Using the data below, output the first line and every line after it up to and including the line containing "minimum width=57pt] (mul)", exactly as written and with nothing added.

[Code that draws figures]
■ ■ ■
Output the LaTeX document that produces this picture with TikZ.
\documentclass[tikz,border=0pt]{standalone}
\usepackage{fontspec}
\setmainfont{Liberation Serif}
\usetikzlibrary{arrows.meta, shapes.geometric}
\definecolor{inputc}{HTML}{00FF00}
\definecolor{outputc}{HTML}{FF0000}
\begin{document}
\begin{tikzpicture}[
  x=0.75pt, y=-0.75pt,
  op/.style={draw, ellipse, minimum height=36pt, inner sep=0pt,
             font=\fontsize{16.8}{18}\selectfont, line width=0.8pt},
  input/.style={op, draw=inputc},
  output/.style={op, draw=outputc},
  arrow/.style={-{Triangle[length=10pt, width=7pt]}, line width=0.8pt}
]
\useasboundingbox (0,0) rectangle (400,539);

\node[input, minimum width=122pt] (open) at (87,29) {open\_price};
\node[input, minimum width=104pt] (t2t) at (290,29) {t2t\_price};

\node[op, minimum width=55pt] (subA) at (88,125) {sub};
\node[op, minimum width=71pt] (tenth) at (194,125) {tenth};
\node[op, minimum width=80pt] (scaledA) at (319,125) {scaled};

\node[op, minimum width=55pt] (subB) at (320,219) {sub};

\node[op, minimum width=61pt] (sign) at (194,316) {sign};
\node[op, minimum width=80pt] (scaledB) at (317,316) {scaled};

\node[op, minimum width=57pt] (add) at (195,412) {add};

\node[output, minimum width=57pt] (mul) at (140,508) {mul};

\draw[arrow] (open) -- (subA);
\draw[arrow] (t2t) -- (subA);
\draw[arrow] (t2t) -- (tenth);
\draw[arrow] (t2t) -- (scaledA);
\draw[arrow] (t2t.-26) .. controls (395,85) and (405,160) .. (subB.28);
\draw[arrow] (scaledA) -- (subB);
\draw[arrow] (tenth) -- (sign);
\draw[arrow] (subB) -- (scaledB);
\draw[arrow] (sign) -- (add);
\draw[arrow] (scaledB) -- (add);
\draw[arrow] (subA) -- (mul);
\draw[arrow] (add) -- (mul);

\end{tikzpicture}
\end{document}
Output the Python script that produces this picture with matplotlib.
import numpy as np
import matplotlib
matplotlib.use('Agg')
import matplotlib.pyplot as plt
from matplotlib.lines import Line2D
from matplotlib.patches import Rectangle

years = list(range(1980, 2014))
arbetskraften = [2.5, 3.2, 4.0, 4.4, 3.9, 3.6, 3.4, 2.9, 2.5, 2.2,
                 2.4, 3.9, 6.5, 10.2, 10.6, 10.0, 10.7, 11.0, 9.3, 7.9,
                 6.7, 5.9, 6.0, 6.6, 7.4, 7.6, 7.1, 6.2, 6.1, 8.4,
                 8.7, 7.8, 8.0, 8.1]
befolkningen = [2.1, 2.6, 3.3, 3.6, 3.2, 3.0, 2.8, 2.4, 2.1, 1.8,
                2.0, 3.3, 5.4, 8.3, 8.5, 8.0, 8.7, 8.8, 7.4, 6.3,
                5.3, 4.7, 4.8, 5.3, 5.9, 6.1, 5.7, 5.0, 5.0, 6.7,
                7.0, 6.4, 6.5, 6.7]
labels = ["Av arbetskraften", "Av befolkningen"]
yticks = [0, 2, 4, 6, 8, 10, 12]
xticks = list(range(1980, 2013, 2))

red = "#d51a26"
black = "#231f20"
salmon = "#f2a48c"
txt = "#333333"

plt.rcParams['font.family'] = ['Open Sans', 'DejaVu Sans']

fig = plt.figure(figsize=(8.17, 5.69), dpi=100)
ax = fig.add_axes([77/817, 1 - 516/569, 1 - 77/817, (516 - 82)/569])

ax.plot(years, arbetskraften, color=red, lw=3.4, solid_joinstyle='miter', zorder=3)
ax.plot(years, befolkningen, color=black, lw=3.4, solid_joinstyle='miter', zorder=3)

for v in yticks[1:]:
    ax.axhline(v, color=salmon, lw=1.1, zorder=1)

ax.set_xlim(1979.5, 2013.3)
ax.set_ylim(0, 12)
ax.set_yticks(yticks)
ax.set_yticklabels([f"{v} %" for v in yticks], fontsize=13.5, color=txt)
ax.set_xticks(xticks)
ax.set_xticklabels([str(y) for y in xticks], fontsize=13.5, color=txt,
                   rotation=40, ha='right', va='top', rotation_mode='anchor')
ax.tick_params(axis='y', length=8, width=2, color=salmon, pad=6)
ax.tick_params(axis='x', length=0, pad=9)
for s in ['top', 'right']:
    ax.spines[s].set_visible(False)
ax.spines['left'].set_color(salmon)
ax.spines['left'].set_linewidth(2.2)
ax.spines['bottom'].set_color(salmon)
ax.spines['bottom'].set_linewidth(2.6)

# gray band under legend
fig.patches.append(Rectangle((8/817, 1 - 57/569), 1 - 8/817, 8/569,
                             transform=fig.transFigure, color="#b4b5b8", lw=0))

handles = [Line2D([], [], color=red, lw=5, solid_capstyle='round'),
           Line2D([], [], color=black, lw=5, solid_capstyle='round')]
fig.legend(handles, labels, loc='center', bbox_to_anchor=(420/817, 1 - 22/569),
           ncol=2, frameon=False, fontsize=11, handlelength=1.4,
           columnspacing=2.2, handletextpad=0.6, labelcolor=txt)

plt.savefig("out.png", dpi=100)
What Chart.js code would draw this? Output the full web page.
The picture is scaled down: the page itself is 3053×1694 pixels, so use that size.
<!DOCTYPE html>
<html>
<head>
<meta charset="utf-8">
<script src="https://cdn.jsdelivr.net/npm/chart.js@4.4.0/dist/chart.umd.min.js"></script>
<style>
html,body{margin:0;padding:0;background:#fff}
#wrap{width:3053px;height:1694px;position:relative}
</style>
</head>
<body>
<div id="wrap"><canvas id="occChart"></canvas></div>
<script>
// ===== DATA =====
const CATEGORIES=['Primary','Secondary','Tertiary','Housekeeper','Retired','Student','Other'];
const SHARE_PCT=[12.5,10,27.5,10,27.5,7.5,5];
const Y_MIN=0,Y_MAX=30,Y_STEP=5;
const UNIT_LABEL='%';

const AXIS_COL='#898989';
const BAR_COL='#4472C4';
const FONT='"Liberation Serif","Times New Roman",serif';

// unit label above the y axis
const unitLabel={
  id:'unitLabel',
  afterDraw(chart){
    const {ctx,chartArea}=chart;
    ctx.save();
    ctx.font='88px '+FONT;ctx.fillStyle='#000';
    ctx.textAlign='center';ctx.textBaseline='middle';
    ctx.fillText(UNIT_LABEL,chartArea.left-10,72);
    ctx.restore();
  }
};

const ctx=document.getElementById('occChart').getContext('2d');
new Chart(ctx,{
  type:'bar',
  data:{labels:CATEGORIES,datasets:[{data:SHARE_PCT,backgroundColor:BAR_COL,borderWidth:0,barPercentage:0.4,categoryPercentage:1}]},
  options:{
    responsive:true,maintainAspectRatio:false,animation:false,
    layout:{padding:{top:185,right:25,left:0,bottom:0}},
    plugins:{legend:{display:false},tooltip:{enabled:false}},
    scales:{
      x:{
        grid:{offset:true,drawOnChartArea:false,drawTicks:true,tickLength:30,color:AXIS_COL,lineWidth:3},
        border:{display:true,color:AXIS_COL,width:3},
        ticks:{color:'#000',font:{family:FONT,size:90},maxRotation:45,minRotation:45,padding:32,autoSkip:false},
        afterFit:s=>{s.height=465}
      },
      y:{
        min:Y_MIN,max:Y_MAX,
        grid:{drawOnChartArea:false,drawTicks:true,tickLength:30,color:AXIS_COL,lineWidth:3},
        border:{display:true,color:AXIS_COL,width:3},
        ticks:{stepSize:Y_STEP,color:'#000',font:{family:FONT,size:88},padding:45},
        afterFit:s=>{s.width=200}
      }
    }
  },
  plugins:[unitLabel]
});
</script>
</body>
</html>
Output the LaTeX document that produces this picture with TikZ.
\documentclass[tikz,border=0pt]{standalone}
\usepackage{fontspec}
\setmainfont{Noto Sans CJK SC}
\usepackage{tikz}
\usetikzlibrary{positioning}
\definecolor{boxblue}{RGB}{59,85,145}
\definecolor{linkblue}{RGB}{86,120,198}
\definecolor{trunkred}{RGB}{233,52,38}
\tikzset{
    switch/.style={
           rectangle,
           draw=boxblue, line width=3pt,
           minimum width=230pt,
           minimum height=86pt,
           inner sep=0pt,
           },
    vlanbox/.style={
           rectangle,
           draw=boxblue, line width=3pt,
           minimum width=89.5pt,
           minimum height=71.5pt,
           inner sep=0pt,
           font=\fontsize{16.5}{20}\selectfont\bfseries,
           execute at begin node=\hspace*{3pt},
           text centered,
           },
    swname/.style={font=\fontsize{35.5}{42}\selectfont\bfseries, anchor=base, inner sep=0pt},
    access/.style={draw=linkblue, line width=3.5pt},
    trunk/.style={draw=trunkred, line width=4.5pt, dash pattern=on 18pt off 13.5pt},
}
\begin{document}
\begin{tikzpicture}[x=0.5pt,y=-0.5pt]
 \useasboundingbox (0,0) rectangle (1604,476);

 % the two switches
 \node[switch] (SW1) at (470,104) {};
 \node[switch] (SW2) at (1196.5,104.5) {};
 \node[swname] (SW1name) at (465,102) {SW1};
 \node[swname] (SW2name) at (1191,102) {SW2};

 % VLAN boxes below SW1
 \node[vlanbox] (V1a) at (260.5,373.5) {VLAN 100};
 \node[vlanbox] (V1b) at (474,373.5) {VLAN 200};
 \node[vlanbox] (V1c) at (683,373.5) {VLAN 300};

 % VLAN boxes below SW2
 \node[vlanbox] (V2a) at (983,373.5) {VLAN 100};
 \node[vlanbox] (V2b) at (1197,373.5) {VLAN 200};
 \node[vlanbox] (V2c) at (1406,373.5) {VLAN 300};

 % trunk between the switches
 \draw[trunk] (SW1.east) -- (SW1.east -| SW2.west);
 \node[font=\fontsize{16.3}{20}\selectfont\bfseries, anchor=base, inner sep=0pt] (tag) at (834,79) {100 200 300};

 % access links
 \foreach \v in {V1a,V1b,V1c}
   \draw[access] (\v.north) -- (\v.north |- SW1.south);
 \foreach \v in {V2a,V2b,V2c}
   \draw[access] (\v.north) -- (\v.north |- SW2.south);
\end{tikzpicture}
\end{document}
■ ■ ■
> **Exercise solution**
Output the LaTeX document that produces this picture with TikZ.
\documentclass[tikz,border=0pt]{standalone}
\usepackage{fontspec}
\setmainfont{Liberation Serif}
\usetikzlibrary{arrows.meta, shapes.geometric}
\definecolor{inputc}{HTML}{00FF00}
\definecolor{outputc}{HTML}{FF0000}
\begin{document}
\begin{tikzpicture}[
  x=0.75pt, y=-0.75pt,
  op/.style={draw, ellipse, minimum height=36pt, inner sep=0pt,
             font=\fontsize{16.8}{18}\selectfont, line width=0.8pt},
  input/.style={op, draw=inputc},
  output/.style={op, draw=outputc},
  arrow/.style={-{Triangle[length=10pt, width=7pt]}, line width=0.8pt}
]
\useasboundingbox (0,0) rectangle (400,539);

\node[input, minimum width=122pt] (open) at (87,29) {open\_price};
\node[input, minimum width=104pt] (t2t) at (290,29) {t2t\_price};

\node[op, minimum width=55pt] (subA) at (88,125) {sub};
\node[op, minimum width=71pt] (tenth) at (194,125) {tenth};
\node[op, minimum width=80pt] (scaledA) at (319,125) {scaled};

\node[op, minimum width=55pt] (subB) at (320,219) {sub};

\node[op, minimum width=61pt] (sign) at (194,316) {sign};
\node[op, minimum width=80pt] (scaledB) at (317,316) {scaled};

\node[op, minimum width=57pt] (add) at (195,412) {add};

\node[output, minimum width=57pt] (mul) at (140,508) {mul};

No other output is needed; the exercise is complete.